Of course, like most activists, Radya is also motivated by a sense of responsibility. He thinks a lot about Russia’s younger generation and the fact that they didn't do anything to deserve the country they’re inheriting. But in order to change anything, he said, he needs to counteract the effects of the pro-government messaging that surrounds him — and much of his work is an attempt to do just that.
“For me, more than anything, this is research. I think about it every day: If scaring people [as the government does] is so easy, how do you remove the spell and win them back over?” he said. “That’s the question torturing me. But at the same time, it allows me to make constant discoveries. And I think the only way to find an answer to this question is from the inside.”
But counteracting the Kremlin’s ubiquitous fear campaign requires Radya to work to keep his own fear in check, too — something he says is a constant battle.

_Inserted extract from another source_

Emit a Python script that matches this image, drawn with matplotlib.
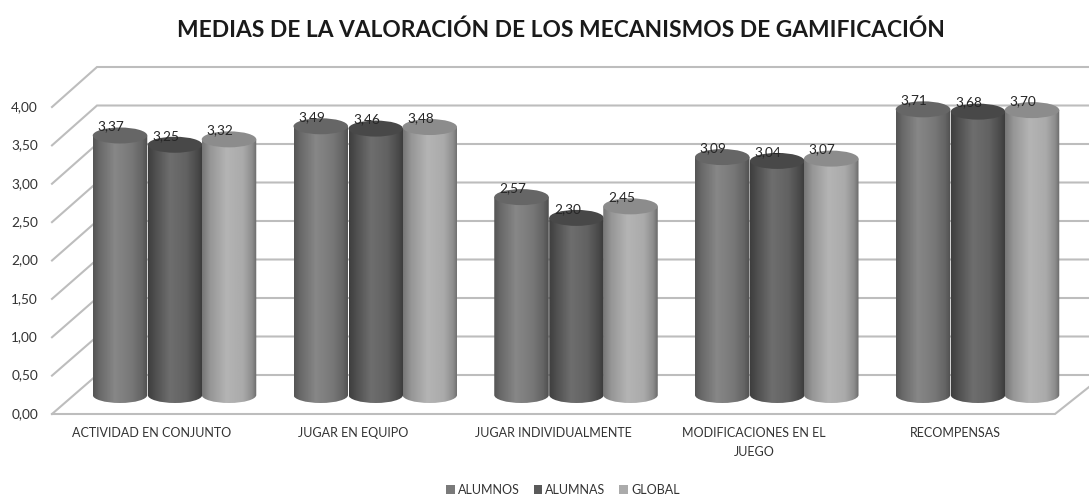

“Fighting fear [...] is a long path, and I’ve been on it for a long time,” he said. “I recently found a definition that made a lot of things make sense to me. ‘Terrorism is the instillation of powerlessness.’ I thought, that’s exactly how it happens. That’s a good way to describe Russia’s domestic politics. And when I ask myself whether I’m powerless, I realize that of course I’m not.”
Wherever it comes from, Radya maintains that he understands the impulse to wage war — the “romance of the battlefield,” to him, is “hard to overestimate.” But no matter how strong the emotional needs of the men fighting, he said, it’s not worth the cost of innocent lives.
“I think we need another planet so that all of the soldiers in the world can go there,” he said. “They can take all the coolest weapons with them. They can spill every drop of blood. We’ll livestream it, of course. It will be awesome — something truly epic. A fair fight. But why the fuck anyone would do that in a city, where civilians live, is something I’ll never understand.”